REEL DIALOGUE: What are some of the bigger questions to consider from this film?
How do you define a hero? This is a question that can take on a multitude of answers. From the fictional character to the unsung humble members of our community, the label of hero can cut across cultures, genders, ages and nations.
Hero: a person noted for courageous acts or nobility of character
This broad definition can be placed on many individuals throughout history, but there is only one person who truly fits into this without blemish. One whose courageous act was enough to save the world. It is hard to look pass Jesus as the true definition of hero.
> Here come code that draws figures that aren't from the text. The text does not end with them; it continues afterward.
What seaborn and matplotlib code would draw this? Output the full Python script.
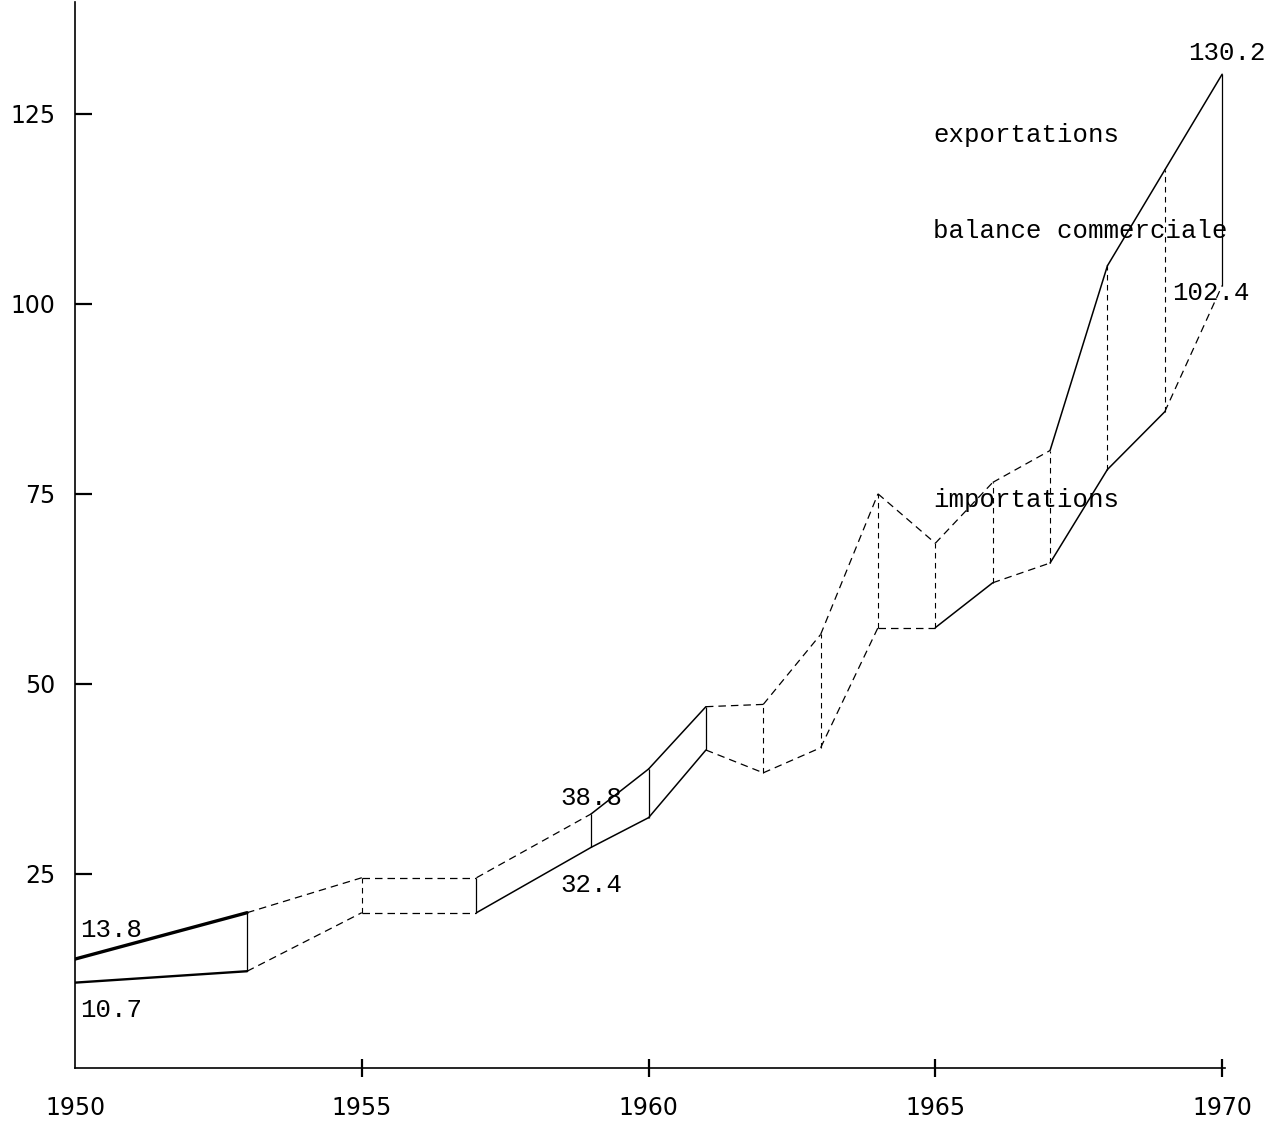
import matplotlib
matplotlib.use("Agg")
import matplotlib.pyplot as plt
import seaborn as sns
import pandas as pd

# ---- data ----
years = [1950, 1953, 1955, 1957, 1959, 1960, 1961, 1962, 1963, 1964,
         1965, 1966, 1967, 1968, 1969, 1970]
exportations = [13.8, 19.9, 24.5, 24.5, 32.9, 38.8, 47.0, 47.3, 56.5, 75.0,
                68.5, 76.5, 80.7, 105.0, 117.6, 130.2]
importations = [10.7, 12.2, 19.9, 19.9, 28.5, 32.4, 41.3, 38.3, 41.6, 57.4,
                 57.4, 63.3, 65.9, 78.2, 85.8, 102.4]

x_ticks = [1950, 1955, 1960, 1965, 1970]
y_ticks = [25, 50, 75, 100, 125]

lbl_exp = "exportations"
lbl_bal = "balance commerciale"
lbl_imp = "importations"

# segment trait styles (True = solid, False = dashed)
exp_solid = [True, False, False, False, True, True, False, False, False,
             False, False, False, True, True, True]
imp_solid = [True, False, False, True, True, True, False, False, False,
             False, True, False, True, True, False]
bal_solid = [True, False, True, True, True, True, False, False, False,
             False, False, False, False, False, True]

sns.set_style("ticks")
plt.rcParams['font.family'] = ['DejaVu Sans']
mono = ['Liberation Mono', 'DejaVu Sans Mono']

fig = plt.figure(figsize=(12.8, 11.25), dpi=100)
ax = fig.add_axes([75 / 1280, 1 - 1068 / 1125, 1150 / 1280, 1066 / 1125])


def draw(series, solid, first_lw):
    for i in range(len(years) - 1):
        seg = pd.DataFrame({'x': years[i:i + 2], 'y': series[i:i + 2]})
        if solid[i]:
            ls, lw = '-', (first_lw if i == 0 else 1.1)
        else:
            ls, lw = (0, (6, 4)), 0.9
        sns.lineplot(data=seg, x='x', y='y', ax=ax, color='black',
                     linewidth=lw, linestyle=ls, estimator=None,
                     legend=False)


draw(exportations, exp_solid, 2.4)
draw(importations, imp_solid, 1.7)

# balance commerciale: vertical connectors
for yr, e, m, s in zip(years[1:], exportations[1:], importations[1:], bal_solid):
    ax.vlines(yr, m, e, colors='black', linewidth=0.9 if s else 0.8,
              linestyles='-' if s else (0, (5, 4)))

ax.set_xlim(1950, 1970.05)
ax.set_ylim(-0.53, 139.7)
ax.set_xticks(x_ticks)
ax.set_xticklabels([str(v) for v in x_ticks])
ax.set_yticks(y_ticks)
ax.set_yticklabels([str(v) for v in y_ticks])
ax.set_xlabel('')
ax.set_ylabel('')
for side in ['top', 'right']:
    ax.spines[side].set_visible(False)
for side in ['left', 'bottom']:
    ax.spines[side].set_linewidth(1.2)
    ax.spines[side].set_color('black')
ax.tick_params(axis='y', direction='in', length=12, width=1.6, pad=14,
               labelsize=17, colors='black')
ax.tick_params(axis='x', direction='inout', length=13, width=1.6, pad=14,
               labelsize=17, colors='black')
# no tick mark at the origin year
ax.xaxis.get_major_ticks()[0].tick1line.set_visible(False)

tkw = dict(fontsize=18.5, family=mono, color='black', va='center')
ax.text(1950.09, 17.6, f"{exportations[0]}", ha='left', **tkw)
ax.text(1950.09, 7.1, f"{importations[0]}", ha='left', **tkw)
ax.text(1958.46, 35.0, f"{exportations[5]}", ha='left', **tkw)
ax.text(1958.46, 23.6, f"{importations[5]}", ha='left', **tkw)
ax.text(1970.75, 133.0, f"{exportations[-1]}", ha='right', clip_on=False, **tkw)
ax.text(1969.13, 101.4, f"{importations[-1]}", ha='left', clip_on=False, **tkw)
ax.text(1964.96, 122.2, lbl_exp, ha='left', **tkw)
ax.text(1964.96, 109.6, lbl_bal, ha='left', clip_on=False, **tkw)
ax.text(1964.96, 74.2, lbl_imp, ha='left', **tkw)

fig.savefig('out.png', dpi=100)
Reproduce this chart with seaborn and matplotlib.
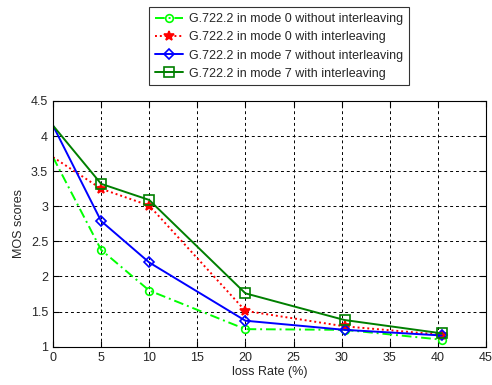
import matplotlib
matplotlib.use("Agg")
import matplotlib.pyplot as plt
import seaborn as sns
import pandas as pd

loss_rate = [0, 5, 10, 20, 30.3, 40.4]
mode0_no_il = [3.70, 2.38, 1.80, 1.25, 1.24, 1.10]
mode0_il = [3.70, 3.25, 3.01, 1.51, 1.29, 1.17]
mode7_no_il = [4.15, 2.79, 2.20, 1.37, 1.24, 1.16]
mode7_il = [4.15, 3.32, 3.09, 1.76, 1.38, 1.19]
labels = ["G.722.2 in mode 0 without interleaving",
          "G.722.2 in mode 0 with interleaving",
          "G.722.2 in mode 7 without interleaving",
          "G.722.2 in mode 7 with interleaving"]
xticks = [0, 5, 10, 15, 20, 25, 30, 35, 40, 45]
yticks = [1, 1.5, 2, 2.5, 3, 3.5, 4, 4.5]

sns.set_style("ticks")
plt.rcParams['font.family'] = ['Liberation Sans', 'DejaVu Sans']

fig = plt.figure(figsize=(4.92, 3.85), dpi=100)
ax = fig.add_axes([0.1077, 0.0995, 0.88, 0.6382])

series = [mode0_no_il, mode0_il, mode7_no_il, mode7_il]
colors = ["#00ff00", "#ff0000", "#0000ff", "#007f00"]
styles = [(0, (5, 2, 1, 2)), (0, (1, 1.5)), "-", "-"]
markers = ["o", "*", "D", "s"]
msizes = [5.5, 7, 5.5, 6.5]

for vals, lab, c, ls, m, ms in zip(series, labels, colors, styles, markers, msizes):
    df = pd.DataFrame({"x": loss_rate, "y": vals})
    face = c if m == "*" else "none"
    sns.lineplot(data=df, x="x", y="y", ax=ax, color=c, linestyle=ls, lw=1.4,
                 marker=m, markersize=ms, markeredgecolor=c, markerfacecolor=face,
                 markeredgewidth=1.2, markevery=list(range(1, len(loss_rate))),
                 label=lab)

ax.set_xlim(0, 45)
ax.set_ylim(1, 4.5)
ax.set_xticks(xticks)
ax.set_yticks(yticks)
ax.set_xticklabels([str(t) for t in xticks])
ax.set_yticklabels([("%g" % t) for t in yticks])
ax.grid(True, color="black", linestyle=(0, (3, 3)), linewidth=0.7)
ax.tick_params(direction="in", top=True, right=True, labelsize=9, length=4, color="black")
for s in ax.spines.values():
    s.set_visible(True)
    s.set_color("black")
    s.set_linewidth(0.8)
ax.set_xlabel("loss Rate (%)", fontsize=9, labelpad=2)
ax.set_ylabel("MOS scores", fontsize=9, labelpad=4)

handles, labs = ax.get_legend_handles_labels()
ax.legend_.remove()
leg = fig.legend(handles, labs, loc="upper left", bbox_to_anchor=(0.291, 0.997),
                 fontsize=9, frameon=True, fancybox=False, edgecolor="black",
                 handlelength=2.2, handletextpad=0.5, borderpad=0.45, labelspacing=0.5)
leg.get_frame().set_linewidth(0.8)

fig.savefig("out.png", dpi=100)
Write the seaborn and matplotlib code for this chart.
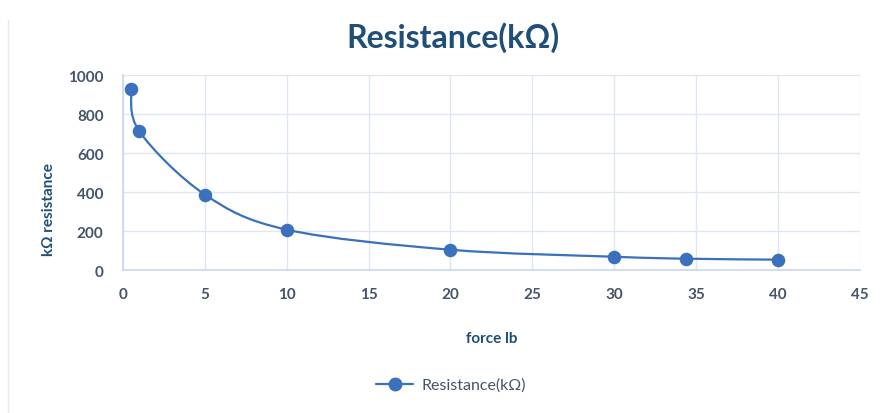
import matplotlib
matplotlib.use("Agg")
import matplotlib.pyplot as plt
import seaborn as sns
import numpy as np
import pandas as pd
from matplotlib.path import Path
from matplotlib.patches import PathPatch
from matplotlib.lines import Line2D

force_lb = [0.5, 1, 5, 10, 20, 30, 34.4, 40]
resistance_kohm = [928, 711, 387, 207, 104, 68, 58, 53]
x_ticks = [0, 5, 10, 15, 20, 25, 30, 35, 40, 45]
y_ticks = [0, 200, 400, 600, 800, 1000]
title = "Resistance(kΩ)"
x_label = "force lb"
y_label = "kΩ resistance"
series_name = "Resistance(kΩ)"

df = pd.DataFrame({"force": force_lb, "res": resistance_kohm})

sns.set_theme(style="white")
plt.rcParams["font.family"] = ["Lato", "DejaVu Sans"]

line_c = "#3A70BC"
grid_c = "#DCE6F4"
tick_c = "#44546A"
title_c = "#1F4E79"

fig = plt.figure(figsize=(8.88, 4.14), dpi=100)
ax = fig.add_axes([0.1385, 0.3454, 0.8295, 0.471])

# smooth (Excel-like) line through data points via Bezier path
xs = np.asarray(df["force"], float)
ys = np.asarray(df["res"], float)
verts = [(xs[0], ys[0])]
codes = [Path.MOVETO]
n = len(xs)
for i in range(n - 1):
    p0 = np.array([xs[max(i - 1, 0)], ys[max(i - 1, 0)]])
    p1 = np.array([xs[i], ys[i]])
    p2 = np.array([xs[i + 1], ys[i + 1]])
    p3 = np.array([xs[min(i + 2, n - 1)], ys[min(i + 2, n - 1)]])
    c1 = p1 + (p2 - p0) / 6.0
    c2 = p2 - (p3 - p1) / 6.0
    verts += [tuple(c1), tuple(c2), tuple(p2)]
    codes += [Path.CURVE4] * 3
ax.add_patch(PathPatch(Path(verts, codes), fill=False, edgecolor=line_c, lw=1.6, zorder=3))

sns.scatterplot(data=df, x="force", y="res", ax=ax, s=95, color=line_c,
                edgecolor=line_c, linewidth=0, zorder=4, legend=False)

ax.set_xlim(0, 45)
ax.set_ylim(0, 1000)
ax.set_xticks(x_ticks)
ax.set_yticks(y_ticks)
ax.grid(True, color=grid_c, lw=1.0)
ax.set_axisbelow(True)
for s in ["top", "right"]:
    ax.spines[s].set_visible(False)
for s in ["left", "bottom"]:
    ax.spines[s].set_color("#C9D8EE")
    ax.spines[s].set_linewidth(1.2)
ax.tick_params(axis="both", colors=tick_c, labelsize=11, length=0, pad=12)
ax.tick_params(axis="y", pad=14)
for lab in ax.get_xticklabels() + ax.get_yticklabels():
    lab.set_fontweight("bold")

ax.set_xlabel(x_label, fontsize=11, fontweight="bold", color=title_c, labelpad=22)
ax.set_ylabel(y_label, fontsize=11, fontweight="bold", color=title_c)
ax.yaxis.set_label_coords(-0.091, 0.314)

fig.text(0.51, 0.908, title, ha="center", va="center", fontsize=23,
         fontweight="bold", color=title_c)

handle = Line2D([], [], color=line_c, lw=1.6, marker="o", markersize=9)
fig.legend([handle], [series_name], loc="center", bbox_to_anchor=(0.508, 0.0676),
           frameon=False, fontsize=11.5, handlelength=2.3, handletextpad=0.5,
           labelcolor=tick_c)

fig.add_artist(Line2D([0.009, 0.009], [0.0, 0.95], color="#E8E8E8", lw=1.0,
                      transform=fig.transFigure))

fig.savefig("out.png", dpi=100)
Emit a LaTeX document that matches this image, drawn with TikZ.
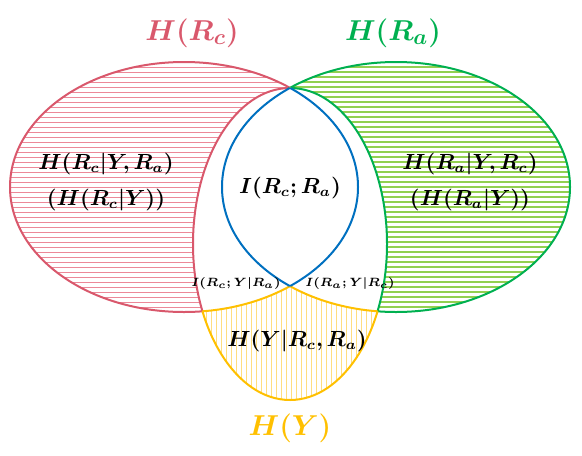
\documentclass[tikz,border=0pt]{standalone}
\usepackage{bm}
\usepackage{tikz}
\definecolor{rcRed}{HTML}{D9586C}
\definecolor{rcPink}{HTML}{EC8898}
\definecolor{raGreen}{HTML}{00B050}
\definecolor{raLime}{HTML}{92D050}
\definecolor{yGold}{HTML}{FFC000}
\definecolor{yPale}{HTML}{FFDD80}
\definecolor{miBlue}{HTML}{0070C0}

% the three sets (pixel units)
\newcommand{\rcset}{(184,187) ellipse [x radius=174, y radius=125]}
\newcommand{\raset}{(396,187) ellipse [x radius=174, y radius=125]}
\newcommand{\yset}{(290,244) ellipse [x radius=97, y radius=156]}
\newcommand{\outside}{(-20,-20) rectangle (620,480)}

\begin{document}
\begin{tikzpicture}[x=0.5pt, y=-0.5pt,
        rcline/.style={draw=rcRed, line width=1pt},
        raline/.style={draw=raGreen, line width=1pt},
        yline/.style={draw=yGold, line width=1pt},
        miline/.style={draw=miBlue, line width=1pt},
        rchatch/.style={draw=rcPink, line width=0.5pt},
        rahatch/.style={draw=raLime, line width=0.55pt},
        yhatch/.style={draw=yPale, line width=0.5pt},
        lbl/.style={font=\fontsize{10.5}{12}\selectfont, align=center},
        small/.style={font=\fontsize{5.6}{7}\selectfont},
        title/.style={font=\fontsize{15}{18}\selectfont}]
        \useasboundingbox (0,0) rectangle (582,455);

        % Hatching: Rc only
        \begin{scope}[even odd rule]
            \clip \rcset;
            \clip \outside \yset;
            \foreach \y in {62,67,...,312} \draw[rchatch] (0,\y) -- (400,\y);
        \end{scope}
        % Hatching: Ra only
        \begin{scope}[even odd rule]
            \clip \raset;
            \clip \outside \yset;
            \foreach \y in {62,67,...,312} \draw[rahatch] (180,\y) -- (582,\y);
        \end{scope}
        % Hatching: Y only
        \begin{scope}[even odd rule]
            \clip \yset;
            \clip \outside \rcset;
            \clip \outside \raset;
            \foreach \x in {196,201,...,390} \draw[yhatch] (\x,270) -- (\x,410);
        \end{scope}

        % Outlines: Rc
        \begin{scope}[even odd rule]
            \clip \outside \yset;
            \draw[rcline] \rcset;
        \end{scope}
        \begin{scope}[even odd rule]
            \clip \rcset;
            \clip \outside \raset;
            \draw[rcline] \yset;
        \end{scope}
        % Outlines: Ra
        \begin{scope}[even odd rule]
            \clip \outside \yset;
            \draw[raline] \raset;
        \end{scope}
        \begin{scope}[even odd rule]
            \clip \raset;
            \clip \outside \rcset;
            \draw[raline] \yset;
        \end{scope}
        % Outlines: Y
        \begin{scope}[even odd rule]
            \clip \outside \rcset;
            \clip \outside \raset;
            \draw[yline] \yset;
        \end{scope}
        \begin{scope}[even odd rule]
            \clip \yset;
            \clip \outside \raset;
            \draw[yline] \rcset;
        \end{scope}
        \begin{scope}[even odd rule]
            \clip \yset;
            \clip \outside \rcset;
            \draw[yline] \raset;
        \end{scope}
        % Outlines: mutual information lens
        \begin{scope}
            \clip \raset;
            \draw[miline] \rcset;
        \end{scope}
        \begin{scope}
            \clip \rcset;
            \draw[miline] \raset;
        \end{scope}

        % Labels
        \node[title, text=rcRed] (hrc) at (192,33) {$\bm{H(R_c)}$};
        \node[title, text=raGreen] (hra) at (393,33) {$\bm{H(R_a)}$};
        \node[title, text=yGold] (hy) at (290,428) {$\bm{H(Y)}$};
        \node[lbl] (rconly) at (106,182) {$\bm{H(R_c|Y,R_a)}$\\[6pt]$\bm{(H(R_c|Y))}$};
        \node[lbl] (raonly) at (470,182) {$\bm{H(R_a|Y,R_c)}$\\[6pt]$\bm{(H(R_a|Y))}$};
        \node[lbl] (mi) at (290,188) {$\bm{I(R_c;R_a)}$};
        \node[lbl] (yonly) at (297,341) {$\bm{H(Y|R_c,R_a)}$};
        \node[small] (icy) at (236,283) {$\bm{I(R_c;Y|R_a)}$};
        \node[small] (iay) at (350,283) {$\bm{I(R_a;Y|R_c)}$};
    \end{tikzpicture}
\end{document}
All others pail in comparison, not to diminish their value, but merely to point to the one who set the standard for true heroism.
Passages on defining heroes: Mark 9:35, John 15:3, John 3:17, and the Gospel of Luke
In his memoirs, Sullenberger approvingly shares this example of a letter that was sent to him following the incident, where he was praised for his preparation and diligence rather than his heroism. I thought the film brought this across well through their depiction of Sully's quiet, no-nonsense professionalism:
"“In your interviews, you seemed uncomfortable being called a hero,” wrote Paul Kellen of Medford, Massachusetts. “I also found the title inappropriate. I see a hero as electing to enter a dangerous situation for a higher purpose, and you were not given a choice. That is not to say you are not a man of virtue, but I see your virtue arising from your choices at other times. It is clear you take your professional responsibilities seriously. It is clear that many of the choices in your life prepared you for that moment when your engines failed.
“There are people among us who are ethical, responsible, and diligent. I think there are many of them. You might have toiled in obscurity were it not for an ill-timed meeting with a flock of birds.
“I hope your story encourages those many others who toil in obscurity to know that their reward is simple—they will be ready if the test comes. I do not mean to diminish your achievement. I just want to point out that when the challenge sounded, you had thoroughly prepared yourself. I hope your story encourages others to imitation.”
- Chesley B. Sullenberger, Highest Duty: My Search for What Really Matters (p265)
Thanks for your comment, James. Did you enjoy the film?
Yes, I definitely enjoyed it. There was a lot of great technical detail in it, and the acting was superb. I also felt some of the re-enactments and dream sequences helped impress the gravity of the situation on audiences who may be less familiar with flying (Sully himself said unless he was absolutely certain he could make it back to LaGuardia he wouldn't attempt it; due to the risk of crashing in a heavily populated area and causing a catastrophe)
I might quibble a bit with the NTSB scenes, especially the crowded room in the end. In reality, there were only six people in the room when the CVR was first heard, and it wasn't an inquisition. But the pilot's response was accurate; they found it intensely emotional and asked to be excused from the room, after which Sully gave Jeff the spiel that the film depicted so poignantly.
And believe it or not, the fortune cookie was real, too!
It's interesting too that they chose to excise aspect's of Sully's life which fleshed him out as a complex character in his book. The struggles he and Lorrie had with infertility and choosing to adopt their daughters; the tragedy of his father's suicide after suffering depression and Sully's determination to be a champion for mental health. I understand why Eastwood cut this - he wanted to stay very focussed on the flight - but I thought it was interesting biographical detail nonetheless.
As an engineer my favorite line of the film was "engineers can make mistakes. They're not pilots". Amen to that!!